EXERCISE INSTRUCTIONS
Return the lines that follow, exactly as they appear, from the first through the one containing "(qa) at (145,31)"; no pictures are to be included.
>> Start PROVIDED MATERIAL
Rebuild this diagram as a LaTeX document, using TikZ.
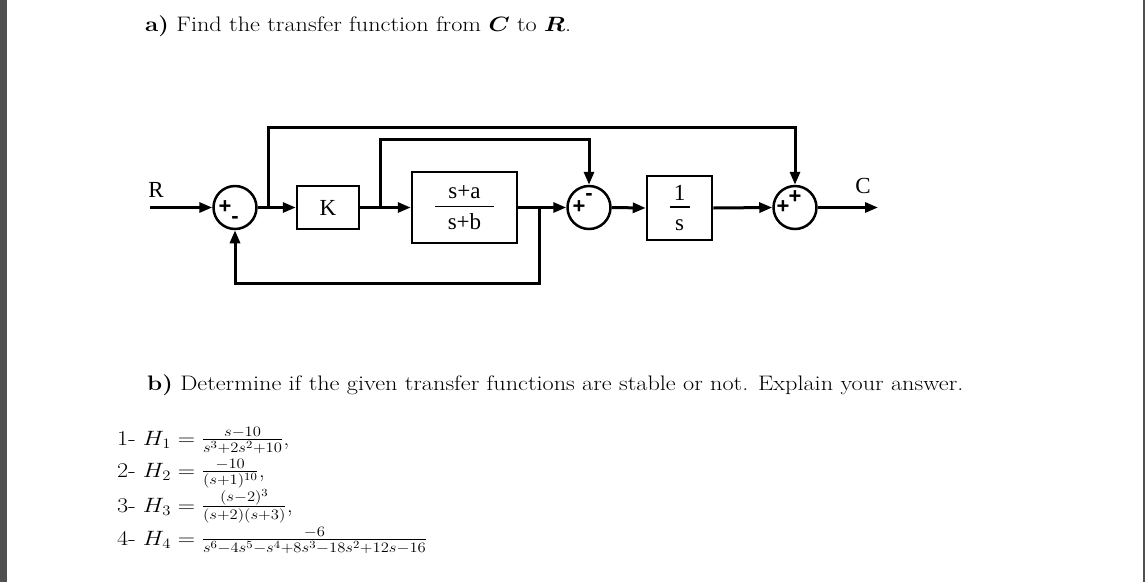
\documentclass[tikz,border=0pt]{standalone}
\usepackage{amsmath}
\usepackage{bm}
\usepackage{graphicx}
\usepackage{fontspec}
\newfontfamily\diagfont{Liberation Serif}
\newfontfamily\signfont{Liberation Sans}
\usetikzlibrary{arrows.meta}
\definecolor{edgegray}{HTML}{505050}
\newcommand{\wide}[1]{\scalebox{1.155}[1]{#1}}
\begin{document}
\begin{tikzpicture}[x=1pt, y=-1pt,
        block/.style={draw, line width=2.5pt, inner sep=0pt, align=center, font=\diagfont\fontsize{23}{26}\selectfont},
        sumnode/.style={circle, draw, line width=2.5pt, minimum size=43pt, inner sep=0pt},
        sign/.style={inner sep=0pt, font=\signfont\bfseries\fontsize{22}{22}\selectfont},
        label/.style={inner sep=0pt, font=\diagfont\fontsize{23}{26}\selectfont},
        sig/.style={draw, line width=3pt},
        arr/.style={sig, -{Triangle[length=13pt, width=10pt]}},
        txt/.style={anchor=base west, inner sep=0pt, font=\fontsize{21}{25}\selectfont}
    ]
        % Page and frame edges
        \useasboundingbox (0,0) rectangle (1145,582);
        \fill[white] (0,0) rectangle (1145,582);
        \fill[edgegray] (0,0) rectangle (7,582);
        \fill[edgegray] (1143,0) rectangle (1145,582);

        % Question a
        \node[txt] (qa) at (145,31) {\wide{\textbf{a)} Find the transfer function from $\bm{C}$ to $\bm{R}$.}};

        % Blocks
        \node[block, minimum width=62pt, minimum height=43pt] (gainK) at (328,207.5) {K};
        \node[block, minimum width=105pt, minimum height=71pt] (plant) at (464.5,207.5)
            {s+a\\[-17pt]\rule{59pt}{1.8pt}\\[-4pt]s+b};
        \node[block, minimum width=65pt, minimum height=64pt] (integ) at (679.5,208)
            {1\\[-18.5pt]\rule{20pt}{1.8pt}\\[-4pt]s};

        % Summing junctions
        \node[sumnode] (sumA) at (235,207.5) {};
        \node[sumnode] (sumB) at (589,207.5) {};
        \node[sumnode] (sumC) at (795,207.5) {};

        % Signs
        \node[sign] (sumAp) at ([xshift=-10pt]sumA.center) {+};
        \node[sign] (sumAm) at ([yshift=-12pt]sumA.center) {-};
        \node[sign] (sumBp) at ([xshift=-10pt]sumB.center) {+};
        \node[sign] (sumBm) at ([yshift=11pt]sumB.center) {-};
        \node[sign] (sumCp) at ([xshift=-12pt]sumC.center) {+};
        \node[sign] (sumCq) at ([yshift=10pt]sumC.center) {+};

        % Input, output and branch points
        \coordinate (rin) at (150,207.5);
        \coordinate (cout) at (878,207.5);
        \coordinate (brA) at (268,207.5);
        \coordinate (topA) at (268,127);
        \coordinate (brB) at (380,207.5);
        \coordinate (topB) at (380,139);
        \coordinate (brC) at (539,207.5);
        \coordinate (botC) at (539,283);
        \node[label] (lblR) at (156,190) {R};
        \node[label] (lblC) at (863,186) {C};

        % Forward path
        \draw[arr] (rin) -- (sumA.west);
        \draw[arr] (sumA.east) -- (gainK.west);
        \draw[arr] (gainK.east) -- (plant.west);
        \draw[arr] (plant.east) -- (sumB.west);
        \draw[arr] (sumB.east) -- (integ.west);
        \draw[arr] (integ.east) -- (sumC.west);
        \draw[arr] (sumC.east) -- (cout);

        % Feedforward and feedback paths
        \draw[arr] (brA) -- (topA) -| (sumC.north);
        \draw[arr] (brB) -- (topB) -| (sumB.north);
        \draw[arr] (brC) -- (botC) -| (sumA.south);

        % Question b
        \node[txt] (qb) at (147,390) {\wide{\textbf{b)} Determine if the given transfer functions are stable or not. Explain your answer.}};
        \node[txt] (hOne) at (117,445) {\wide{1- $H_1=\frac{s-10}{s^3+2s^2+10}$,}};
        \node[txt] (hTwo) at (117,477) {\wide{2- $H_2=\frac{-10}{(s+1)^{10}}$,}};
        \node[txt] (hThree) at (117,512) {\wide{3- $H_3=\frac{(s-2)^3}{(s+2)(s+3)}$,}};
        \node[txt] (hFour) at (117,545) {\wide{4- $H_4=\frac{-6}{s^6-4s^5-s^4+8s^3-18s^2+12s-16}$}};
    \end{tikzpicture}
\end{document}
>> End PROVIDED MATERIAL
REPLY TO THE TASK
Rebuild this diagram as a LaTeX document, using TikZ.
\documentclass[tikz,border=0pt]{standalone}
\usepackage{amsmath}
\usepackage{bm}
\usepackage{graphicx}
\usepackage{fontspec}
\newfontfamily\diagfont{Liberation Serif}
\newfontfamily\signfont{Liberation Sans}
\usetikzlibrary{arrows.meta}
\definecolor{edgegray}{HTML}{505050}
\newcommand{\wide}[1]{\scalebox{1.155}[1]{#1}}
\begin{document}
\begin{tikzpicture}[x=1pt, y=-1pt,
        block/.style={draw, line width=2.5pt, inner sep=0pt, align=center, font=\diagfont\fontsize{23}{26}\selectfont},
        sumnode/.style={circle, draw, line width=2.5pt, minimum size=43pt, inner sep=0pt},
        sign/.style={inner sep=0pt, font=\signfont\bfseries\fontsize{22}{22}\selectfont},
        label/.style={inner sep=0pt, font=\diagfont\fontsize{23}{26}\selectfont},
        sig/.style={draw, line width=3pt},
        arr/.style={sig, -{Triangle[length=13pt, width=10pt]}},
        txt/.style={anchor=base west, inner sep=0pt, font=\fontsize{21}{25}\selectfont}
    ]
        % Page and frame edges
        \useasboundingbox (0,0) rectangle (1145,582);
        \fill[white] (0,0) rectangle (1145,582);
        \fill[edgegray] (0,0) rectangle (7,582);
        \fill[edgegray] (1143,0) rectangle (1145,582);

        % Question a
        \node[txt] (qa) at (145,31) {\wide{\textbf{a)} Find the transfer function from $\bm{C}$ to $\bm{R}$.}};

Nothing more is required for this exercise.